Cambyses I died in 551 B.C., making Cyrus the Great king in 559 B.C. Cyrus was between 25 and 40 years old. At the time, Cyrus’ power was divided between a number of other powerful states in the region, with the Median Empire holding a large amount of influence over Anshan. During this time, Cyrus was subservient to the Median King and was required to pay homage to him.
Becoming the King of Persia
With the help of a rogue Median general, Harpagus, Cyrus revolted against the entirety of the Median army and conquered them in 549 B.C. Upon his victory, Cyrus was able to combine Anshan with the newly defeated empire and crowned himself the King of Persia for the first time.

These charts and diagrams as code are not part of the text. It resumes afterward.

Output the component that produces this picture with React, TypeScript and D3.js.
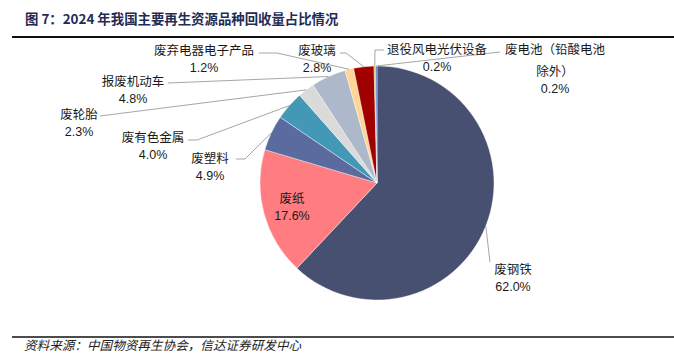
import React from "react";
import * as d3 from "d3";

const categories = [
  "废钢铁",
  "废纸",
  "废塑料",
  "废有色金属",
  "废轮胎",
  "报废机动车",
  "废弃电器电子产品",
  "废玻璃",
  "退役风电光伏设备",
  "废电池（铅酸电池除外）",
];
const shares = [62.0, 17.6, 4.9, 4.0, 2.3, 4.8, 1.2, 2.8, 0.2, 0.2];
const colors = [
  "#475070",
  "#FF7C80",
  "#5B6A9F",
  "#4399B5",
  "#DADADA",
  "#ADB9CB",
  "#FFD596",
  "#A00000",
  "#E3B04B",
  "#4472C4",
];

const titleText = "图 7：2024 年我国主要再生资源品种回收量占比情况";
const sourceText = "资料来源：中国物资再生协会，信达证券研发中心";

// label layout: name lines, position of first line centre, leader route (from label side)
type Lay = { lines: string[]; x: number; y: number; leader: [number, number][] | null };
const layout: Lay[] = [
  { lines: ["废钢铁"], x: 513, y: 268, leader: [[490, 262]] },
  { lines: ["废纸"], x: 292, y: 197, leader: null },
  { lines: ["废塑料"], x: 210, y: 157, leader: [[236, 159], [245, 159]] },
  { lines: ["废有色金属"], x: 153, y: 136, leader: [[188, 140], [197, 140]] },
  { lines: ["废轮胎"], x: 79, y: 113, leader: [[100, 116]] },
  { lines: ["报废机动车"], x: 133, y: 80, leader: [[168, 83]] },
  { lines: ["废弃电器电子产品"], x: 204, y: 49, leader: [[259, 53], [277, 53]] },
  { lines: ["废玻璃"], x: 317, y: 49, leader: [[340, 53], [346, 53]] },
  { lines: ["退役风电光伏设备"], x: 437, y: 48, leader: [[384, 50], [375, 50]] },
  { lines: ["废电池（铅酸电池", "除外）"], x: 555, y: 48, leader: [[500, 52]] },
];

const W = 674;
const H = 356;
const cx = 377;
const cy = 183;
const R = 117;

export default function App() {
  const pie = d3
    .pie<number>()
    .sort(null)
    .value((d) => d)
    .startAngle(0)
    .endAngle(2 * Math.PI);
  const arcs = pie(shares);
  const arc = d3.arc<d3.PieArcDatum<number>>().innerRadius(0).outerRadius(R);
  const lineGen = d3.line();

  const cjk = "'Noto Sans CJK SC', 'Noto Sans', sans-serif";
  const latin = "'Liberation Sans', Arial, sans-serif";

  return (
    <svg
      width={W}
      height={H}
      style={{ position: "absolute", left: 0, top: 0, background: "#fff" }}
    >
      <text
        x={25}
        y={24}
        fontFamily={cjk}
        fontWeight="bold"
        fontSize={13.4}
        fill="#1F2C54"
      >
        {titleText}
      </text>
      <line x1={12} x2={674} y1={37} y2={37} stroke="#111" strokeWidth={2} />

      <g transform={`translate(${cx},${cy})`}>
        {arcs.map((a, i) => (
          <path key={i} d={arc(a) || ""} fill={colors[i]} stroke="#fff" strokeWidth={0.4} />
        ))}
      </g>

      {arcs.map((a, i) => {
        const lay = layout[i];
        if (!lay.leader) return null;
        const mid = (a.startAngle + a.endAngle) / 2;
        const px = cx + R * Math.sin(mid);
        const py = cy - R * Math.cos(mid);
        const pts: [number, number][] = [...lay.leader, [px, py]];
        return (
          <path
            key={"l" + i}
            d={lineGen(pts) || ""}
            fill="none"
            stroke="#A6A6A6"
            strokeWidth={1}
          />
        );
      })}

      {arcs.map((a, i) => {
        const lay = layout[i];
        const lh = 19;
        const n = lay.lines.length;
        return (
          <g key={"t" + i}>
            {lay.lines.map((ln, k) => (
              <text
                key={k}
                x={lay.x}
                y={lay.y + k * 22}
                textAnchor="middle"
                dominantBaseline="central"
                fontFamily={cjk}
                fontSize={12.5}
                fill="#1a1a1a"
              >
                {ln}
              </text>
            ))}
            <text
              x={lay.x}
              y={lay.y + (n - 1) * 22 + lh}
              textAnchor="middle"
              dominantBaseline="central"
              fontFamily={latin}
              fontSize={12.5}
              fill="#1a1a1a"
            >
              {d3.format(".1f")(shares[i]) + "%"}
            </text>
          </g>
        );
      })}

      <line x1={12} x2={674} y1={337} y2={337} stroke="#111" strokeWidth={1.5} />
      <text
        x={24}
        y={350}
        fontFamily={cjk}
        fontStyle="italic"
        fontSize={12.6}
        fill="#222"
      >
        {sourceText}
      </text>
    </svg>
  );
}
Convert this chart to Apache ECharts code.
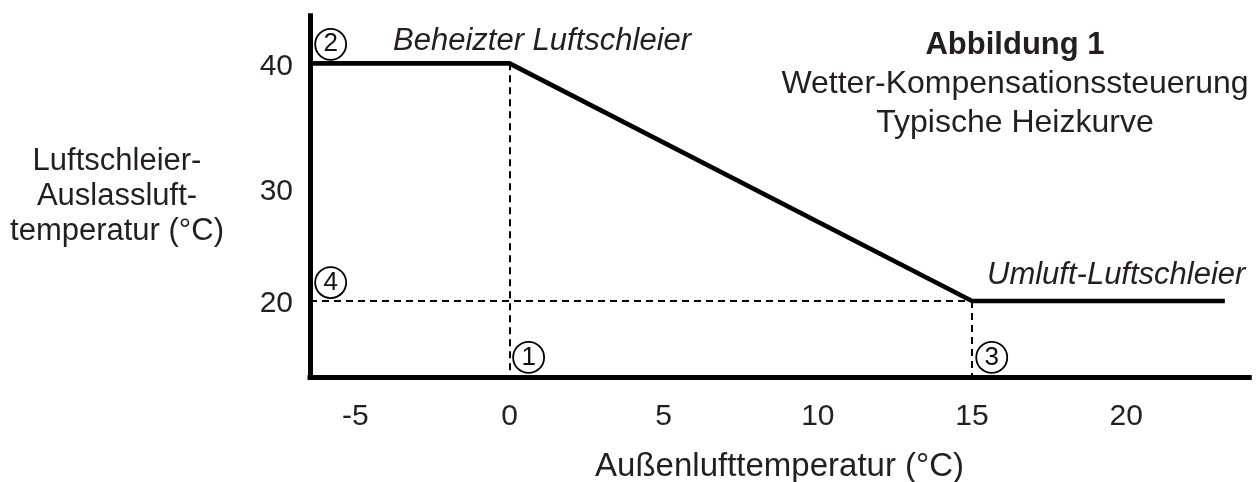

Defeating the Lydian Empire and Asia Minor
The dates of Cyrus’ Lydian conquest are unknown, but historians believe that it occurred sometime between his defeat of the Medians and his acquisition of the Neo-Babylonian Empire. The Lydian Empire and Asia Minor covered vast amounts of land, some of which extended into the modern-day areas of Greece and Macedonia. A number of notable battles took place throughout the campaign, including the Battle of Pteria, which resulted in a stalemate and left heavy casualties on both sides. After losing many men, the opposing ruler, Croesus, retreated to his capital city in Sardis. Cyrus followed him and besieged him capital at the capital, where he successfully defeated the enemy cavalry and captured the city at the battle of Thymbra. His empire continued to spread across the Middle East.
Cyrus the Great next acquired Neo-Babylonian Empire which encompassed a number of sub-nations, including Syria, Judea and lands within the Arab realms. The dates of his conquest of Babylon are somewhat disputed, but most agree that it was around 539 B.C. At this point, Cyrus proclaimed himself the King of Babylon, King of Sumer and King of Akkad.
The Achaemenid Empire
The Achaemenid Empire, sometimes called the First Persian Empire, was the collective name given to the various nations that Cyrus had conquered. At his death, it encompassed lands to the east by the Indus River valley and extended west to the fringes of Greece and Macedonia. Cyrus was killed in battle before he could conquer Egypt to the south, but Egypt eventually came under the rule of the Achaemenid Empire when his son conquered it after him. The name Achaemenid was taken from a legendary King of Persia who had lived about 200 years before the time of Cyrus. In adopting the name of Achaemenid, Cyrus the Great was laying claims to ancient titles and hearkening back to a time when his people were considered the mightiest people on the planet.
The Cyrus Cylinder
Among the most famous relics recovered from Cyrus the Great’s reign is the Cyrus Cylinder, which was kept in the temple of Marduk in Babylon. This is a 10-inch by 4-inch clay cylindrical object imprinted with information about Cyrus’ conquest in Babylon and is considered by some to be an early affirmation of human rights. The cylinder also included political edicts which improved the lives of Babylonian citizens and information regarding grants of freedom to a number of groups, including the Jews of Babylon, who had long been enslaved by the rulers of that realm.
There general population was quick to adopt the ways of Cyrus the Great as he also allowed for the practices of cults and other religious groups.
Death and Tomb
Cyrus the Great died in battle around 530 B.C and was succeeded by his son Cambyses II. He was buried in a pyramid-like tomb in Pasargadae, which is located in modern day Iran.